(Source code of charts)
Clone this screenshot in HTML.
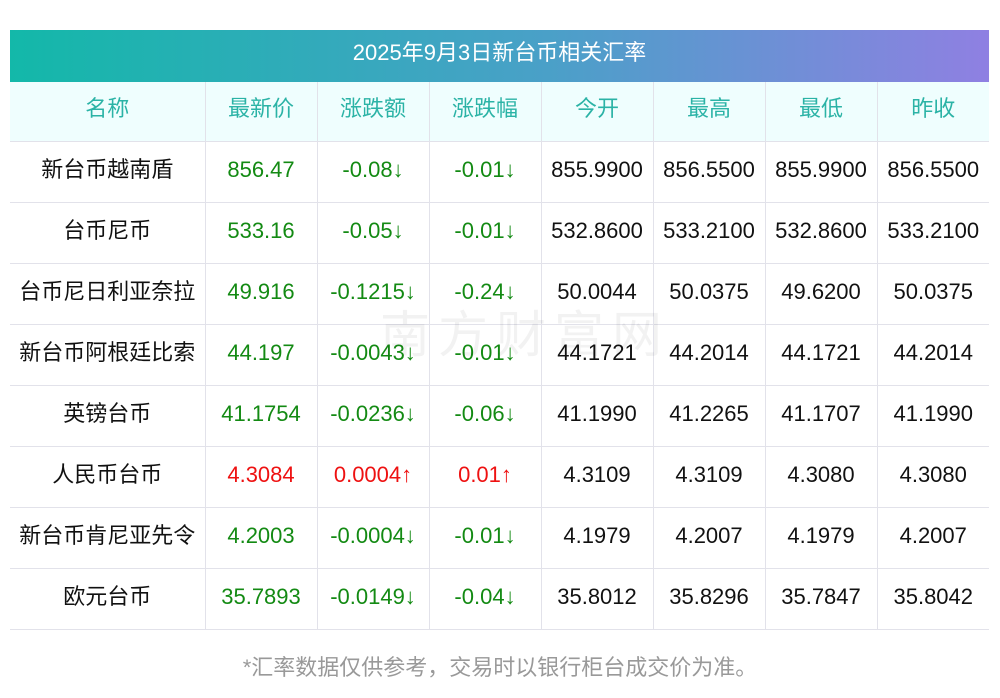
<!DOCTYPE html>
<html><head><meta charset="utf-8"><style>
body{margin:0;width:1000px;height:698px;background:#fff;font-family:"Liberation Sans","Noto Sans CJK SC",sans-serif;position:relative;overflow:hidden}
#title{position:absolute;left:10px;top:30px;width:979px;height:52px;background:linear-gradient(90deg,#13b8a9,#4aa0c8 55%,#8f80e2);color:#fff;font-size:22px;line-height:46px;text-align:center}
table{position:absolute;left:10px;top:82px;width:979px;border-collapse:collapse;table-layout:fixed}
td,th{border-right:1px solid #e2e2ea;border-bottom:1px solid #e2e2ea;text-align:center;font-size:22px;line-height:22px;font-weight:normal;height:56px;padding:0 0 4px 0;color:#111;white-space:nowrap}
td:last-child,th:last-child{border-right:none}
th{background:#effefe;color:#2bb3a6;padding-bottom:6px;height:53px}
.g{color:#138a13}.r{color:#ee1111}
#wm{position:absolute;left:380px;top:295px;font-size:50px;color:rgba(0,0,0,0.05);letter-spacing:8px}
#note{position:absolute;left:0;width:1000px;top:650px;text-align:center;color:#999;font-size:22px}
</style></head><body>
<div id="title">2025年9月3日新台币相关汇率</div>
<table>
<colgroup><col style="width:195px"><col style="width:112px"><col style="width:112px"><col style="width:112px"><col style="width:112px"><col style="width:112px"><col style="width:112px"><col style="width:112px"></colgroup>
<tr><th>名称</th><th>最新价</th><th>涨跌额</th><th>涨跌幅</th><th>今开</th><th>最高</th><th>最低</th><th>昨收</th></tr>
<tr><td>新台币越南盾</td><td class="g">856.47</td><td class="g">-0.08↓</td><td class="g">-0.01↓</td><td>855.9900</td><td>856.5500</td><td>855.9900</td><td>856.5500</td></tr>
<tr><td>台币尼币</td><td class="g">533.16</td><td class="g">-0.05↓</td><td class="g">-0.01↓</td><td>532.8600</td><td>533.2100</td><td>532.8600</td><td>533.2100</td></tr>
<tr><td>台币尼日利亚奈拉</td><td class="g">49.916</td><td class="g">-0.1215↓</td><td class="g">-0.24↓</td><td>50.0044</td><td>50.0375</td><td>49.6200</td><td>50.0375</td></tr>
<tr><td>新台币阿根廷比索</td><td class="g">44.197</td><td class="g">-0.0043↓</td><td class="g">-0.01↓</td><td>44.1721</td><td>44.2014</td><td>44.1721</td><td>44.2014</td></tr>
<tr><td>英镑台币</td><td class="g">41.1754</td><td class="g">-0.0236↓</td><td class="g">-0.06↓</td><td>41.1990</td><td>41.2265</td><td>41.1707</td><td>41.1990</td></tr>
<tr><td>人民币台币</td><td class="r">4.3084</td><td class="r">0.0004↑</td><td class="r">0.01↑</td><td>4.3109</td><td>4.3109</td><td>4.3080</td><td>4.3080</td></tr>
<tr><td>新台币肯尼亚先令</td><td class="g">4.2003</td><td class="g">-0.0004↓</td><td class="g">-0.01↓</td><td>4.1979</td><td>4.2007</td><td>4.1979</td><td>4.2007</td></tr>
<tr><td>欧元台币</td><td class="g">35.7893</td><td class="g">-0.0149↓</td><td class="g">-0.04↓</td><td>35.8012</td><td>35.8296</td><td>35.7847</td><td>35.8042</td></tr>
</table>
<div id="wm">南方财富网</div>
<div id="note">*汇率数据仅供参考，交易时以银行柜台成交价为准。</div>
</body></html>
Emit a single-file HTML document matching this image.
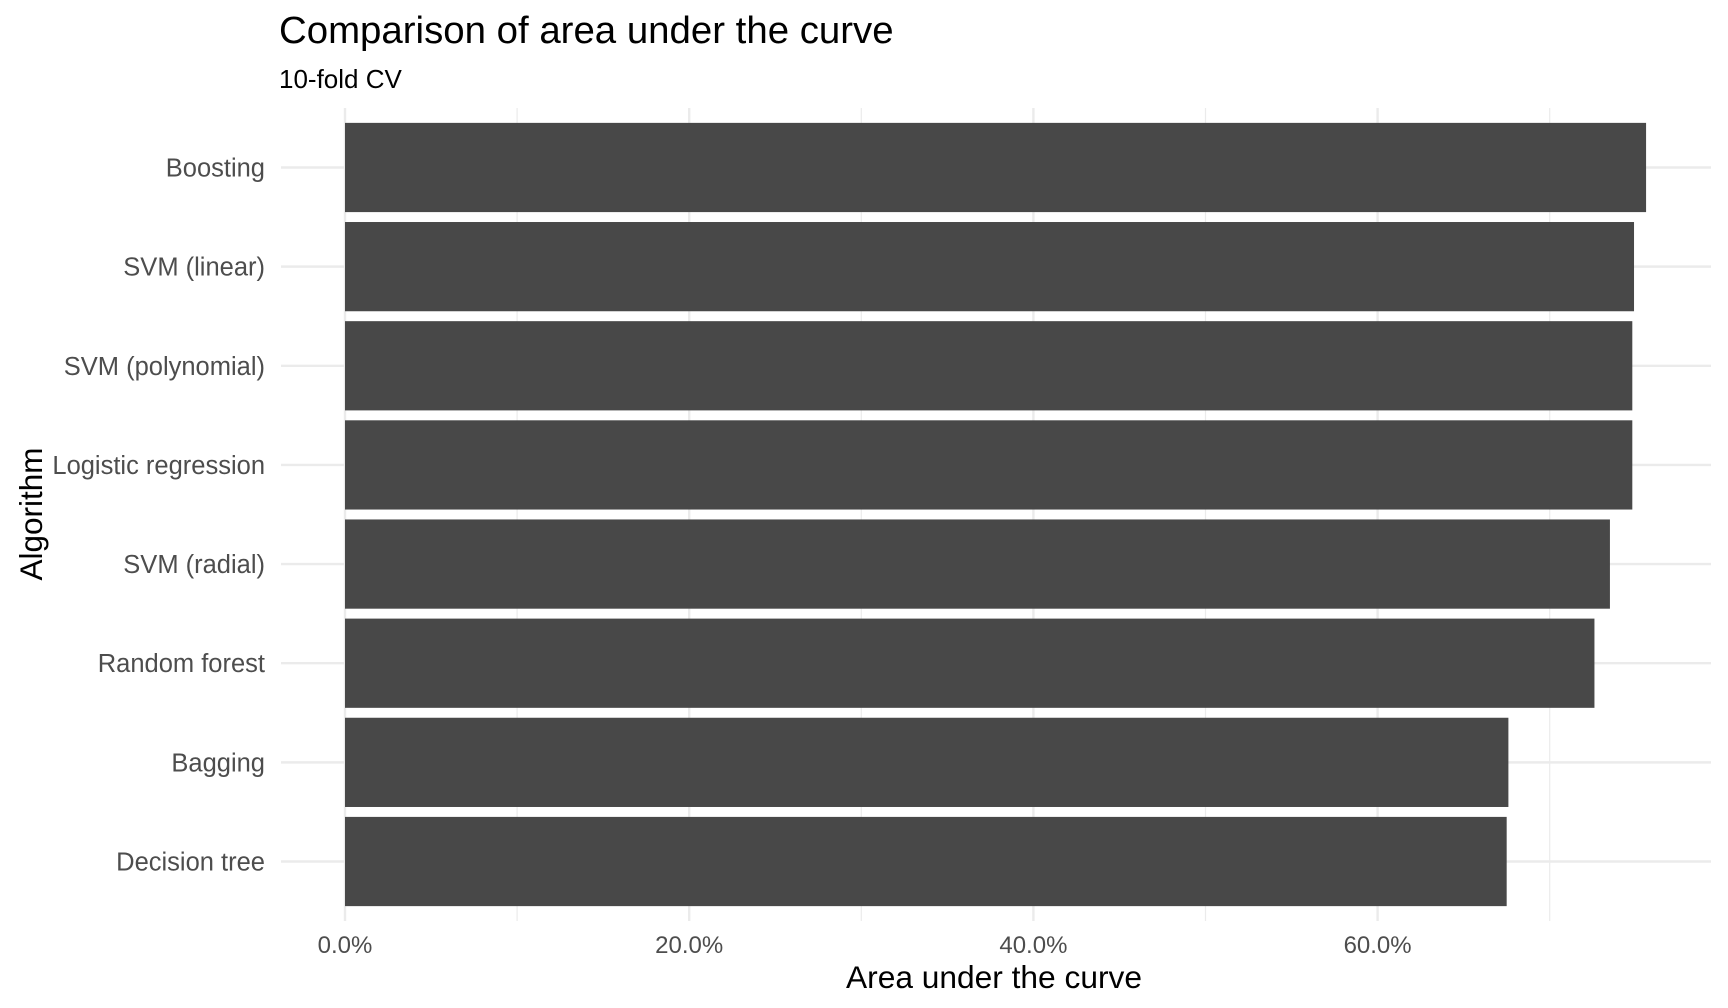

* [What is being asked]: Your copy should match the records word for word, with the pictures removed.

* [Result of the task]:
Clone this screenshot in HTML.
<!DOCTYPE html>
<html><head><meta charset="utf-8"><style>
body{margin:0;width:1000px;height:698px;background:#fff;font-family:"Liberation Sans","Noto Sans CJK SC",sans-serif;position:relative;overflow:hidden}
#title{position:absolute;left:10px;top:30px;width:979px;height:52px;background:linear-gradient(90deg,#13b8a9,#4aa0c8 55%,#8f80e2);color:#fff;font-size:22px;line-height:46px;text-align:center}
table{position:absolute;left:10px;top:82px;width:979px;border-collapse:collapse;table-layout:fixed}
td,th{border-right:1px solid #e2e2ea;border-bottom:1px solid #e2e2ea;text-align:center;font-size:22px;line-height:22px;font-weight:normal;height:56px;padding:0 0 4px 0;color:#111;white-space:nowrap}
td:last-child,th:last-child{border-right:none}
th{background:#effefe;color:#2bb3a6;padding-bottom:6px;height:53px}
.g{color:#138a13}.r{color:#ee1111}
#wm{position:absolute;left:380px;top:295px;font-size:50px;color:rgba(0,0,0,0.05);letter-spacing:8px}
#note{position:absolute;left:0;width:1000px;top:650px;text-align:center;color:#999;font-size:22px}
</style></head><body>
<div id="title">2025年9月3日新台币相关汇率</div>
<table>
<colgroup><col style="width:195px"><col style="width:112px"><col style="width:112px"><col style="width:112px"><col style="width:112px"><col style="width:112px"><col style="width:112px"><col style="width:112px"></colgroup>
<tr><th>名称</th><th>最新价</th><th>涨跌额</th><th>涨跌幅</th><th>今开</th><th>最高</th><th>最低</th><th>昨收</th></tr>
<tr><td>新台币越南盾</td><td class="g">856.47</td><td class="g">-0.08↓</td><td class="g">-0.01↓</td><td>855.9900</td><td>856.5500</td><td>855.9900</td><td>856.5500</td></tr>
<tr><td>台币尼币</td><td class="g">533.16</td><td class="g">-0.05↓</td><td class="g">-0.01↓</td><td>532.8600</td><td>533.2100</td><td>532.8600</td><td>533.2100</td></tr>
<tr><td>台币尼日利亚奈拉</td><td class="g">49.916</td><td class="g">-0.1215↓</td><td class="g">-0.24↓</td><td>50.0044</td><td>50.0375</td><td>49.6200</td><td>50.0375</td></tr>
<tr><td>新台币阿根廷比索</td><td class="g">44.197</td><td class="g">-0.0043↓</td><td class="g">-0.01↓</td><td>44.1721</td><td>44.2014</td><td>44.1721</td><td>44.2014</td></tr>
<tr><td>英镑台币</td><td class="g">41.1754</td><td class="g">-0.0236↓</td><td class="g">-0.06↓</td><td>41.1990</td><td>41.2265</td><td>41.1707</td><td>41.1990</td></tr>
<tr><td>人民币台币</td><td class="r">4.3084</td><td class="r">0.0004↑</td><td class="r">0.01↑</td><td>4.3109</td><td>4.3109</td><td>4.3080</td><td>4.3080</td></tr>
<tr><td>新台币肯尼亚先令</td><td class="g">4.2003</td><td class="g">-0.0004↓</td><td class="g">-0.01↓</td><td>4.1979</td><td>4.2007</td><td>4.1979</td><td>4.2007</td></tr>
<tr><td>欧元台币</td><td class="g">35.7893</td><td class="g">-0.0149↓</td><td class="g">-0.04↓</td><td>35.8012</td><td>35.8296</td><td>35.7847</td><td>35.8042</td></tr>
</table>
<div id="wm">南方财富网</div>
<div id="note">*汇率数据仅供参考，交易时以银行柜台成交价为准。</div>
</body></html>
Emit a single-file HTML document matching this image.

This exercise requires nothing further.